1. Of the 281 municipalities prioritized for post-conflict analysis by the Fundación Paz y Reconciliación – Pares, there are 123 in which the FARC had previously operated and have since been taken over by illegal armed groups and criminal organizations.


That is to say that there is another group of more than 150 municipalities where peace was won and the political violence has already been overcome. In fact, within these 123 municipalities there are several in which the rates violence related to the conflict are quite low. With actions by law enforcement and other state institutions, safety could be quickly recovered. Thus, of the 123 municipalities controlled by criminal groups, only 107 have true security issues.


2. Post-conflict zones can be divided into four categories based on their degree of criminal takeover:

• The first is a group of zones in which criminal takeover transpired almost immediately after the dispersion of the FARC from those regions. The Pacific region, Bajo Cauca, and Catatumbo are good examples of this occurrence.

• There were other areas where power grabs took place, which occurred 18 months after the departure of the FARC on average. Putumayo, some areas of Caquetá, and Vichada exemplify this trend. In the areas where the FARC had dominated, the price of coca paste fell sharply between 2017 and the first half of 2018 since “narcotraffickers” were no longer entering these regions. During those 18 months, the State did not establish its power over the area, and in the second half of 2018 the takeover took place.

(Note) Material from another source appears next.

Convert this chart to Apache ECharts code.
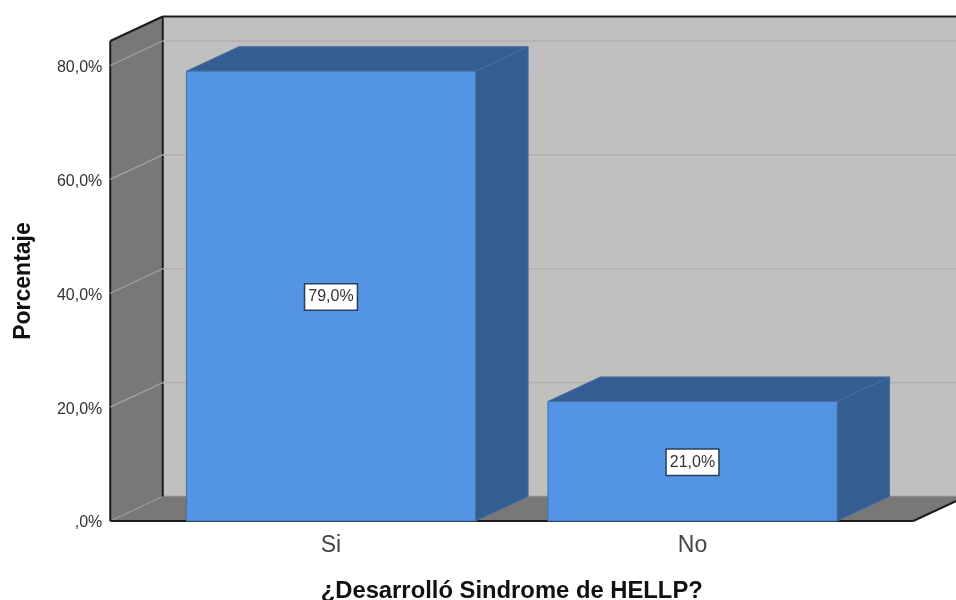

• There were zones from which the FARC left and neither the State nor criminal organizations returned to govern. As a result, indicators of insecurity such as robbery, road thefts, and cattle raiding increased. However, there were no longer well-structured criminal organizations present, but they were rather common criminals. The South of Tolima region, several territories in the department of Valle del Cauca, and Huila are good examples of this phenomenon.

• The zones where the State did establish its control were mostly within the main population centers of these municipalities.


3. The peace process had an impressive impact on reducing several indicators of violence associated with armed conflict. The returns from the peace process were high. However, after almost three years since the signing of the Peace Agreement, security efforts must be strengthened to avoid a new wave of violence in the country.


It is not yet clear if the armed conflict that hit the country more than 50 years ago has been overcome. During the first year of Ivan Duque´s Administration, various indicators of violence have shown positive trends.


The eight themes of the report


Based on these three conclusions, la Fundación Paz y Reconciliación – Pares, assessed the status of security in Colombia. Eight (8) aspects were analyzed:


1. Data pertaining to the violence associated with the armed conflict. The team analyzed both national data as well as data specific to post-conflict municipalities prioritized by the Fundación Pares.

2. The team analyzed the situation of the post-farc groups (farc dissidents).

3. The situation of the ELN was also analyzed. Its presence, armed action, and evolution in the last three years.

4. The situation of the Organized Armed Groups, particularly that of the Gulf Clan.

5. The victimization of social leaders and human rights defenders.

6. The victimization of ex-combatants of the FARC, and the general policy of reinstatement.

7. Electoral political violence within the context of the October local elections.

8. The status of the National Comprehensive Plan for Crop Replacement.